- [REQUIREMENTS]
Retype the opening lines of the listing below, ending with the line that contains "import plotly.graph_objects as go", and leave out any pictures.
* * *
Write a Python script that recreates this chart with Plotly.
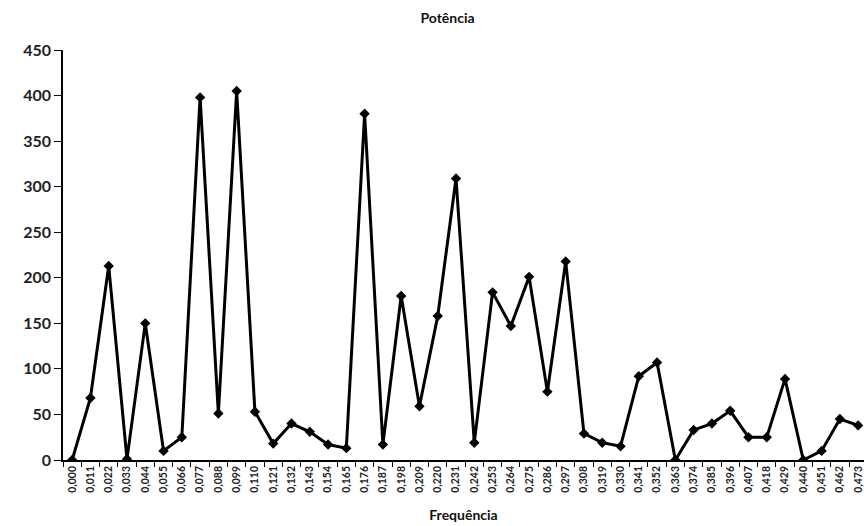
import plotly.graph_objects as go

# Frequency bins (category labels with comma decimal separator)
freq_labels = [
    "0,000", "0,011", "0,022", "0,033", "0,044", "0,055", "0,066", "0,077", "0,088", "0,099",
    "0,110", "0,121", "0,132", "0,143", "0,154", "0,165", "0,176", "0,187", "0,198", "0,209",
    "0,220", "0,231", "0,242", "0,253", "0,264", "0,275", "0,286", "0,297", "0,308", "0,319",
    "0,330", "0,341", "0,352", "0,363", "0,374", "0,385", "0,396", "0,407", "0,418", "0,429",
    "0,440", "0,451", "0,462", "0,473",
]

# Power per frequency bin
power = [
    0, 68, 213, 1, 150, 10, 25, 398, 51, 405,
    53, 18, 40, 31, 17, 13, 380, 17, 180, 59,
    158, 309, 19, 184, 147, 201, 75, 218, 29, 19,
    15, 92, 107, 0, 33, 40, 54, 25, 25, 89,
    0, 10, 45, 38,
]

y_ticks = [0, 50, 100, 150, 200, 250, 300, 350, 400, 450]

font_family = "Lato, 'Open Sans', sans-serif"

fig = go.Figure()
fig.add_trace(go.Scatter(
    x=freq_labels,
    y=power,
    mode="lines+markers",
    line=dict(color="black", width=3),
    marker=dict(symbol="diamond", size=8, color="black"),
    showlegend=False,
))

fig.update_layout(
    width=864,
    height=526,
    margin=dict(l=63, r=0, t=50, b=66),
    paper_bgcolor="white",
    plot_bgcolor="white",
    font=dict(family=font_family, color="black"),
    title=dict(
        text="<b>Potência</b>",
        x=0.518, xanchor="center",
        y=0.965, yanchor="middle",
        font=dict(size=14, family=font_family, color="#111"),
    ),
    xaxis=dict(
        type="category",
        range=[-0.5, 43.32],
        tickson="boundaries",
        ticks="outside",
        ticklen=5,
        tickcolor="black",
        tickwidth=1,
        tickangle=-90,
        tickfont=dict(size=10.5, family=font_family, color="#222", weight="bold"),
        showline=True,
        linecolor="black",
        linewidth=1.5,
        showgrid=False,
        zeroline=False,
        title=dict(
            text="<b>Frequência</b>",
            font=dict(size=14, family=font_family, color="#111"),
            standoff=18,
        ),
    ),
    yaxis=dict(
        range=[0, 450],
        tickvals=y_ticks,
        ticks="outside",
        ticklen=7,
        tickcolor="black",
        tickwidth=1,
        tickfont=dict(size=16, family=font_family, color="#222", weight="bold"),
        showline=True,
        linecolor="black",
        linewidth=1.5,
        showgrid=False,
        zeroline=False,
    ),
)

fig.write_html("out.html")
* * *
- [ANSWER TO THE TASK]
Write a Python script that recreates this chart with Plotly.
import plotly.graph_objects as go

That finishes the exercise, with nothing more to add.